The MPs said they found it extraordinary that the PCC had not questioned Coulson, and described its response to the harassment of Kate Middleton as “less than impressive”.

Jeremy Dear, NUJ General Secretary, told the committee that he thinks a conscience clause should be explicitly included into the Code of Practice, formally establishing a right for journalists to refuse to carry out editors’

instructions if they believe it would be unethical to do so.

He told MPs: “We receive complaints from lots of members who are put under pressure to breach the PCC and NUJ codes of practice and codes of ethics in pursuit of a story.”
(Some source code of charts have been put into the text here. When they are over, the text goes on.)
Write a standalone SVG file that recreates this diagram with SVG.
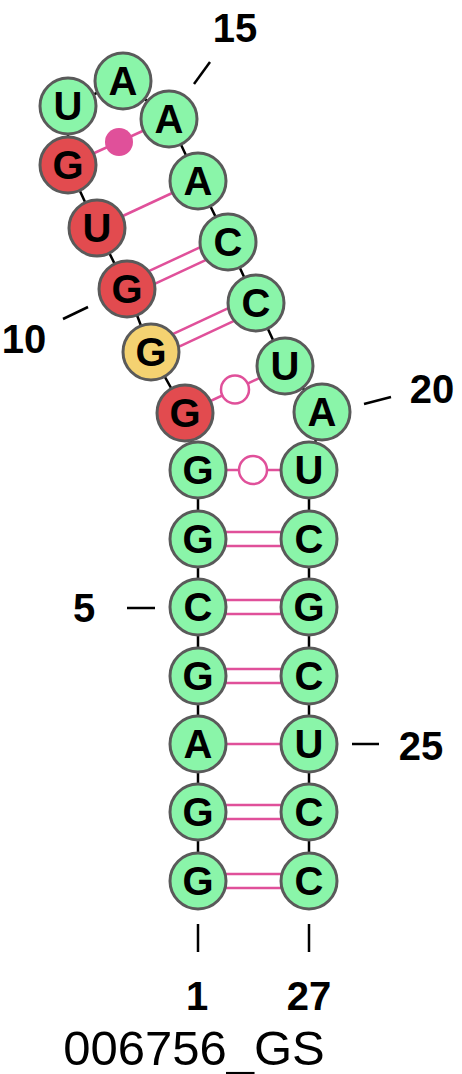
<svg xmlns="http://www.w3.org/2000/svg" width="462" height="1074" viewBox="0 0 462 1074">
<style>
.n{stroke:#5a5a5a;stroke-width:3}
.g{fill:#8af5a9}.r{fill:#e24b4f}.y{fill:#f4d271}
.t{font-family:"Liberation Sans",Arial,sans-serif;font-weight:bold;font-size:40px;text-anchor:middle;fill:#000}
.bb{stroke:#000;stroke-width:2.5;fill:none}
.bp{stroke:#e0509a;stroke-width:2.5;fill:none}
.wb{stroke:#e0509a;stroke-width:2.5;fill:#fff}
.lb{font-family:"Liberation Sans",Arial,sans-serif;font-weight:bold;font-size:40px;text-anchor:middle;fill:#000}
.tk{stroke:#000;stroke-width:2.5}
</style>
<rect width="462" height="1074" fill="#fff"/>
<g id="connectors">
<polyline class="bb" points="198,881 198,812 198,744 198,676 198,607 198,539 198,470 185,413 151,352 127,289 97,228 68,165 68,106 123,81 169,119 198,181 228,242 256,303 285,366 322,412 309,470 309,539 309,607 309,676 309,744 309,812 309,881"/>
<line class="bp" x1="198" y1="874" x2="309" y2="874"/><line class="bp" x1="198" y1="888" x2="309" y2="888"/>
<line class="bp" x1="198" y1="805" x2="309" y2="805"/><line class="bp" x1="198" y1="819" x2="309" y2="819"/>
<line class="bp" x1="198" y1="744" x2="309" y2="744"/>
<line class="bp" x1="198" y1="669" x2="309" y2="669"/><line class="bp" x1="198" y1="683" x2="309" y2="683"/>
<line class="bp" x1="198" y1="600" x2="309" y2="600"/><line class="bp" x1="198" y1="614" x2="309" y2="614"/>
<line class="bp" x1="198" y1="532" x2="309" y2="532"/><line class="bp" x1="198" y1="546" x2="309" y2="546"/>
<line class="bp" x1="198" y1="470" x2="309" y2="470"/>
<circle class="wb" cx="253" cy="470" r="14"/>
<line class="bp" x1="185" y1="413" x2="285" y2="366"/>
<circle class="wb" cx="235" cy="389.5" r="14"/>
<line class="bp" x1="148" y1="345.7" x2="253" y2="296.7"/><line class="bp" x1="154" y1="358.3" x2="259" y2="309.3"/>
<line class="bp" x1="124" y1="282.7" x2="225" y2="235.7"/><line class="bp" x1="130" y1="295.3" x2="231" y2="248.3"/>
<line class="bp" x1="97" y1="228" x2="198" y2="181"/>
<line class="bp" x1="68" y1="165" x2="169" y2="119"/>
<circle cx="119" cy="142" r="14" fill="#e0509a"/>
</g>
<g id="n1"><circle class="n g" cx="198" cy="881" r="28"/><text class="t" x="198" y="895">G</text></g>
<g id="n2"><circle class="n g" cx="198" cy="812" r="28"/><text class="t" x="198" y="826">G</text></g>
<g id="n3"><circle class="n g" cx="198" cy="744" r="28"/><text class="t" x="198" y="758">A</text></g>
<g id="n4"><circle class="n g" cx="198" cy="676" r="28"/><text class="t" x="198" y="690">G</text></g>
<g id="n5"><circle class="n g" cx="198" cy="607" r="28"/><text class="t" x="198" y="621">C</text></g>
<g id="n6"><circle class="n g" cx="198" cy="539" r="28"/><text class="t" x="198" y="553">G</text></g>
<g id="n7"><circle class="n g" cx="198" cy="470" r="28"/><text class="t" x="198" y="484">G</text></g>
<g id="n8"><circle class="n r" cx="185" cy="413" r="28"/><text class="t" x="185" y="427">G</text></g>
<g id="n9"><circle class="n y" cx="151" cy="352" r="28"/><text class="t" x="151" y="366">G</text></g>
<g id="n10"><circle class="n r" cx="127" cy="289" r="28"/><text class="t" x="127" y="303">G</text></g>
<g id="n11"><circle class="n r" cx="97" cy="228" r="28"/><text class="t" x="97" y="242">U</text></g>
<g id="n12"><circle class="n r" cx="68" cy="165" r="28"/><text class="t" x="68" y="179">G</text></g>
<g id="n13"><circle class="n g" cx="68" cy="106" r="28"/><text class="t" x="68" y="120">U</text></g>
<g id="n14"><circle class="n g" cx="123" cy="81" r="28"/><text class="t" x="123" y="95">A</text></g>
<g id="n15"><circle class="n g" cx="169" cy="119" r="28"/><text class="t" x="169" y="133">A</text></g>
<g id="n16"><circle class="n g" cx="198" cy="181" r="28"/><text class="t" x="198" y="195">A</text></g>
<g id="n17"><circle class="n g" cx="228" cy="242" r="28"/><text class="t" x="228" y="256">C</text></g>
<g id="n18"><circle class="n g" cx="256" cy="303" r="28"/><text class="t" x="256" y="317">C</text></g>
<g id="n19"><circle class="n g" cx="285" cy="366" r="28"/><text class="t" x="285" y="380">U</text></g>
<g id="n20"><circle class="n g" cx="322" cy="412" r="28"/><text class="t" x="322" y="426">A</text></g>
<g id="n21"><circle class="n g" cx="309" cy="470" r="28"/><text class="t" x="309" y="484">U</text></g>
<g id="n22"><circle class="n g" cx="309" cy="539" r="28"/><text class="t" x="309" y="553">C</text></g>
<g id="n23"><circle class="n g" cx="309" cy="607" r="28"/><text class="t" x="309" y="621">G</text></g>
<g id="n24"><circle class="n g" cx="309" cy="676" r="28"/><text class="t" x="309" y="690">C</text></g>
<g id="n25"><circle class="n g" cx="309" cy="744" r="28"/><text class="t" x="309" y="758">U</text></g>
<g id="n26"><circle class="n g" cx="309" cy="812" r="28"/><text class="t" x="309" y="826">C</text></g>
<g id="n27"><circle class="n g" cx="309" cy="881" r="28"/><text class="t" x="309" y="895">C</text></g>
<g id="labels">
<line class="tk" x1="194" y1="84" x2="210" y2="62"/><text class="lb" x="235" y="42">15</text>
<line class="tk" x1="63" y1="319" x2="88" y2="307"/><text class="lb" x="24" y="353" fill="#333">10</text>
<line class="tk" x1="364" y1="404" x2="391" y2="397"/><text class="lb" x="432" y="403">20</text>
<line class="tk" x1="127" y1="608" x2="155" y2="608"/><text class="lb" x="84" y="622">5</text>
<line class="tk" x1="352" y1="744" x2="379" y2="744"/><text class="lb" x="421" y="760">25</text>
<line class="tk" x1="198" y1="924" x2="198" y2="952"/><text class="lb" x="197" y="1010">1</text>
<line class="tk" x1="309" y1="924" x2="309" y2="952"/><text class="lb" x="309" y="1010">27</text>
<text x="194" y="1065" font-family="Liberation Sans, Arial, sans-serif" font-size="49" text-anchor="middle" fill="#000">006756_GS</text>
</g>
</svg>
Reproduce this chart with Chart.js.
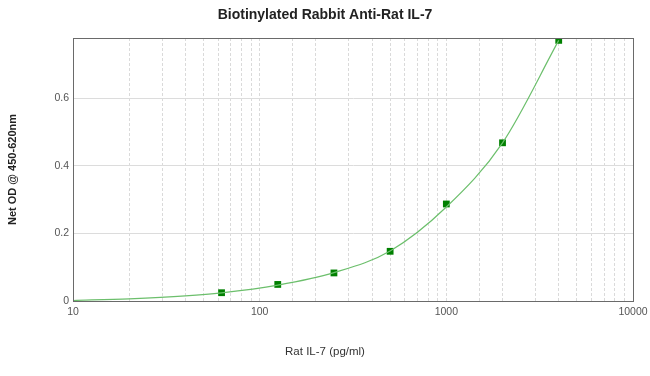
<!DOCTYPE html>
<html>
<head>
<meta charset="utf-8">
<script src="https://cdn.jsdelivr.net/npm/chart.js@4"></script>
<style>
html,body{margin:0;padding:0;background:#fff;}
#wrap{width:650px;height:376px;}
</style>
</head>
<body>
<div id="wrap"><canvas id="c" width="650" height="376"></canvas></div>
<script>
const chartTitle = 'Biotinylated Rabbit Anti-Rat IL-7';
const xTitle = 'Rat IL-7 (pg/ml)';
const yTitle = 'Net OD @ 450-620nm';

// standards (measured points)
const standardConc = [62.5, 125, 250, 500, 1000, 2000, 4000];
const standardOD   = [0.0245, 0.049, 0.083, 0.147, 0.287, 0.468, 0.771];

// fitted curve
const curveConc = [10, 20, 40, 62.5, 125, 250, 500, 1000, 2000, 4000];
const curveOD   = [0.0015, 0.0065, 0.015, 0.024, 0.047, 0.084, 0.148, 0.278, 0.468, 0.771];

const xTickLabels = [10, 100, 1000, 10000];
const yTickLabels = [0, 0.2, 0.4, 0.6];

const FONT = "'Liberation Sans', Arial, sans-serif";

const boxPlugin = {
  id: 'box',
  afterDraw(chart) {
    const a = chart.chartArea, ctx = chart.ctx;
    ctx.save();
    ctx.strokeStyle = '#6a6a6a';
    ctx.lineWidth = 1;
    ctx.setLineDash([]);
    ctx.strokeRect(Math.round(a.left) + 0.5, Math.round(a.top) + 0.5,
      Math.round(a.right - a.left), Math.round(a.bottom - a.top));
    ctx.restore();
  }
};

new Chart(document.getElementById('c'), {
  type: 'scatter',
  data: {
    datasets: [
      {
        label: 'fit',
        data: curveConc.map((x, i) => ({x: x, y: curveOD[i]})),
        showLine: true,
        borderColor: '#6cbf6c',
        borderWidth: 1.2,
        pointRadius: 0,
        cubicInterpolationMode: 'monotone',
        fill: false
      },
      {
        label: 'standards',
        data: standardConc.map((x, i) => ({x: x, y: standardOD[i]})),
        showLine: false,
        pointStyle: 'rect',
        pointRadius: 4.8,
        backgroundColor: '#008000',
        borderColor: '#008000',
        borderWidth: 0
      }
    ]
  },
  options: {
    responsive: false,
    animation: false,
    devicePixelRatio: 1,
    layout: { padding: { left: 0, right: 0, top: 0, bottom: 0 } },
    plugins: {
      legend: { display: false },
      tooltip: { enabled: false },
      title: {
        display: true,
        text: chartTitle,
        color: '#222',
        font: { family: FONT, size: 14, weight: 'bold', lineHeight: 1.2 },
        padding: { top: 7, bottom: 14.2 }
      },
      subtitle: {
        display: true,
        position: 'bottom',
        text: xTitle,
        color: '#333',
        font: { family: FONT, size: 11.5, weight: 'normal', lineHeight: 1.2 },
        padding: { top: 0, bottom: 17 }
      }
    },
    scales: {
      x: {
        type: 'logarithmic',
        min: 10,
        max: 10000,
        afterFit(scale) {
          scale.height = 376 - 301 - 30.8;
          scale.paddingRight = 0;
          scale.paddingLeft = 0;
        },
        grid: {
          color: '#dadada',
          drawTicks: false,
          lineWidth: 1
        },
        border: { display: true, color: '#6a6a6a', dash: [3, 2] },
        ticks: {
          autoSkip: false,
          maxRotation: 0,
          padding: 5,
          color: '#555',
          font: { family: FONT, size: 10.5 },
          callback(v) { return xTickLabels.includes(v) ? String(v) : ''; }
        }
      },
      y: {
        type: 'linear',
        min: 0,
        max: 0.778,
        afterFit(scale) { scale.width = 73; },
        border: { display: true, color: '#6a6a6a' },
        grid: { color: '#dcdcdc', drawTicks: false, lineWidth: 1 },
        title: {
          display: true,
          text: yTitle,
          color: '#222',
          font: { family: FONT, size: 11, weight: 'bold', lineHeight: 1.2 },
          padding: { top: 6, bottom: 0 }
        },
        ticks: {
          stepSize: 0.2,
          includeBounds: false,
          padding: 4,
          color: '#555',
          font: { family: FONT, size: 10.5 },
          callback(v) {
            const r = Math.round(v * 10) / 10;
            return yTickLabels.includes(r) ? String(r) : '';
          }
        }
      },
      yR: {
        type: 'linear',
        position: 'right',
        display: true,
        min: 0,
        max: 1,
        afterFit(scale) { scale.width = 17; },
        grid: { display: false, drawTicks: false },
        border: { display: false },
        ticks: { display: false }
      }
    }
  },
  plugins: [boxPlugin]
});
</script>
</body>
</html>
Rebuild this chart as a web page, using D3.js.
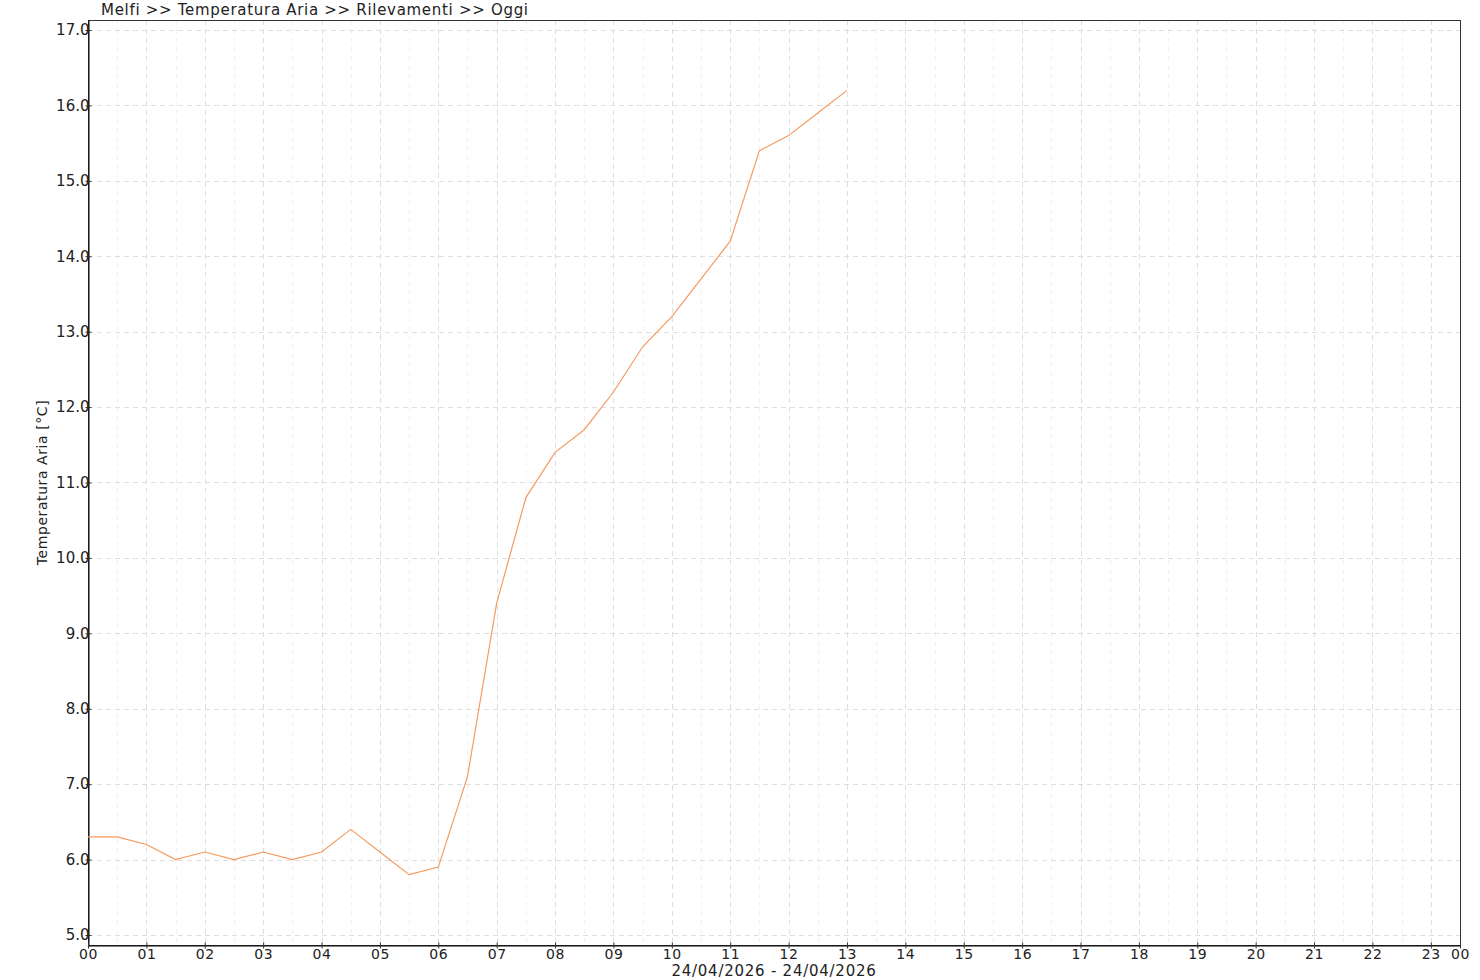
<!DOCTYPE html>
<html><head><meta charset="utf-8">
<script src="https://cdn.jsdelivr.net/npm/d3@7"></script>
<style>
body{margin:0;background:#fff;}
text{font-family:"DejaVu Sans",sans-serif;fill:#222;}
</style></head>
<body><svg id="c" width="1480" height="980"></svg>
<script>
const title = "Melfi >> Temperatura Aria >> Rilevamenti >> Oggi";
const yLabel = "Temperatura Aria [°C]";
const xLabel = "24/04/2026 - 24/04/2026";
const hours = [0,0.5,1,1.5,2,2.5,3,3.5,4,4.5,5,5.5,6,6.5,7,7.5,8,8.5,9,9.5,10,10.5,11,11.5,12,12.5,13];
const temps = [6.3,6.3,6.2,6.0,6.1,6.0,6.1,6.0,6.1,6.4,6.1,5.8,5.9,7.1,9.4,10.8,11.4,11.7,12.2,12.8,13.2,13.7,14.2,15.4,15.6,15.9,16.2];
const xTickValues = [0,1,2,3,4,5,6,7,8,9,10,11,12,13,14,15,16,17,18,19,20,21,22,23,23.5];
const xTickLabels = ["00","01","02","03","04","05","06","07","08","09","10","11","12","13","14","15","16","17","18","19","20","21","22","23","00"];
const yTickValues = [5,6,7,8,9,10,11,12,13,14,15,16,17];

const L=88,R=1460,T=20,B=945;
const svg=d3.select("#c");
const x=d3.scaleLinear().domain([0,23.5]).range([L,R]);
const y=d3.scaleLinear().domain([4.867,17.133]).range([B,T]);

// minor vertical grid (half hours)
const minor=d3.range(0.5,23.5,1);
svg.append("g").selectAll("line").data(minor).join("line")
  .attr("x1",d=>Math.round(x(d))+0.5).attr("x2",d=>Math.round(x(d))+0.5).attr("y1",T).attr("y2",B)
  .attr("stroke","#f1f1f1").attr("stroke-dasharray","5,4");
// major vertical grid
svg.append("g").selectAll("line").data(d3.range(1,24)).join("line")
  .attr("x1",d=>Math.round(x(d))+0.5).attr("x2",d=>Math.round(x(d))+0.5).attr("y1",T).attr("y2",B)
  .attr("stroke","#dedede").attr("stroke-dasharray","5,4");
// horizontal grid
svg.append("g").selectAll("line").data(yTickValues).join("line")
  .attr("x1",L).attr("x2",R).attr("y1",d=>Math.round(y(d))+0.5).attr("y2",d=>Math.round(y(d))+0.5)
  .attr("stroke","#dedede").attr("stroke-dasharray","5,4");

// frame
svg.append("rect").attr("x",L+0.5).attr("y",T+0.5).attr("width",R-L).attr("height",B-T)
  .attr("fill","none").attr("stroke","#333");

// axes
const yAxis=d3.axisLeft(y).tickValues(yTickValues).tickFormat(d3.format(".1f")).tickSizeInner(3).tickSizeOuter(0).tickPadding(-2);
const gy=svg.append("g").attr("transform",`translate(${L+0.5},0)`).call(yAxis);
gy.select(".domain").attr("stroke","#000");
gy.selectAll(".tick line").attr("x2",-3).attr("x1",3).attr("stroke","#333");
gy.selectAll(".tick text").attr("font-size",15).attr("font-family","DejaVu Sans").attr("fill","#222").attr("x",1);

const xAxis=d3.axisBottom(x).tickValues(xTickValues).tickFormat((d,i)=>xTickLabels[i]).tickSizeInner(3).tickSizeOuter(0).tickPadding(2);
const gx=svg.append("g").attr("transform",`translate(0,${B+0.5})`).call(xAxis);
gx.select(".domain").attr("stroke","#000");
gx.selectAll(".tick line").attr("y1",-3).attr("y2",3).attr("stroke","#333");
gx.selectAll(".tick text").attr("font-size",14).attr("font-family","DejaVu Sans").attr("fill","#222").attr("letter-spacing","0.6px").attr("dy","0.6em");

// line
svg.append("path").datum(hours.map((h,i)=>[h,temps[i]]))
  .attr("d",d3.line().x(d=>x(d[0])).y(d=>y(d[1])))
  .attr("fill","none").attr("stroke","#f59a5e").attr("stroke-width",1.2);

// labels
svg.append("text").attr("x",101).attr("y",15).attr("font-size",15).attr("letter-spacing","0.7px").text(title);
svg.append("text").attr("transform",`translate(47,${(T+B)/2}) rotate(-90)`).attr("text-anchor","middle").attr("font-size",14).attr("letter-spacing","0.57px").text(yLabel);
svg.append("text").attr("x",(L+R)/2).attr("y",976).attr("text-anchor","middle").attr("font-size",15).attr("letter-spacing","0.75px").text(xLabel);
</script></body></html>
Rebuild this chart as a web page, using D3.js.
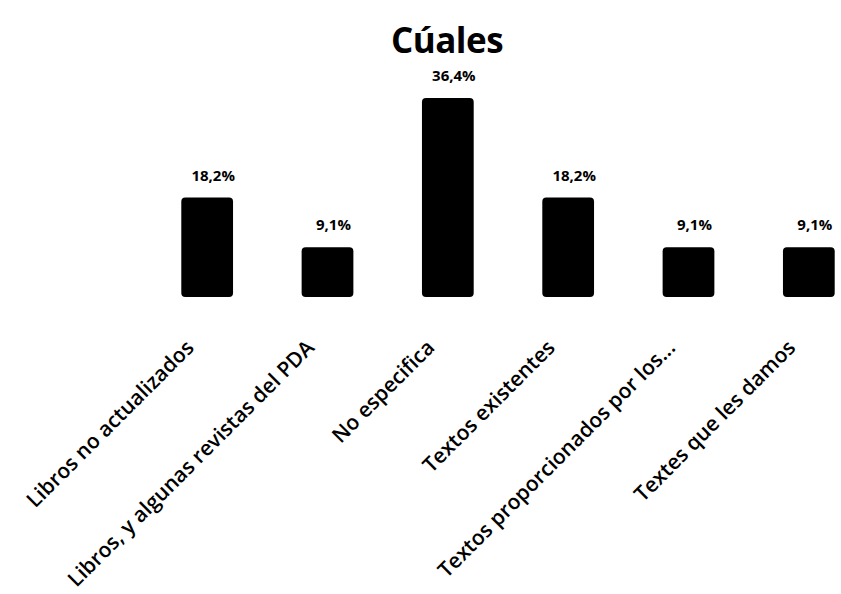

In its written evidence, the NUJ argued: “The balance needs to be swung back to the professional journalists to make a decision about the story on which they are working rather than the editor whose loyalties must be influenced by the importance of raising circulation and profits.

“The editor should decide what goes into the paper applying the PCC Code whilst the journalist must have some say about the ethics of collecting and sourcing the story, also applying the Code.”

But Paul Horrocks, editor of the Manchester Evening News and President of the Society of Editors disputed the NUJ’s claim.

“That is just not my experience,” he told the MPs. “I have been the editor of the MEN for 10 years and I was on the PCC as a commissioner for four years. It is not a common problem, in my experience, that people are being forced into breaking the code.”

Tim Toulmin, director the Press Complaints Commission, said: “I do think it is a conscience clause… they are saying there should be references in peoples’ contracts to the [Editors’] Code of Conduct, and that’s something that the PCC has suggested is a good idea on a number of occasions.

“Where it is appropriate to company structures, anything that underlines the importance of the code in the mind of journalists is a good thing.

“This is not binding on the press, or the PCC or even the Government; it’s just an independent parliamentary look at how these things operate.”

Bob Satchwell, executive director of the Society of Editors said: “My understanding is that the Editors’ Code is already in most people’s contracts.

“The last time the Media Committee reported they called for privacy laws; now they are saying absolutely and unequivicably that it would be better to have self regulation.

“We should be celebrating because at last MPs have said that self regulation is good and statutory regulation is bad.”

The Government has six weeks to respond to the select committee’s report.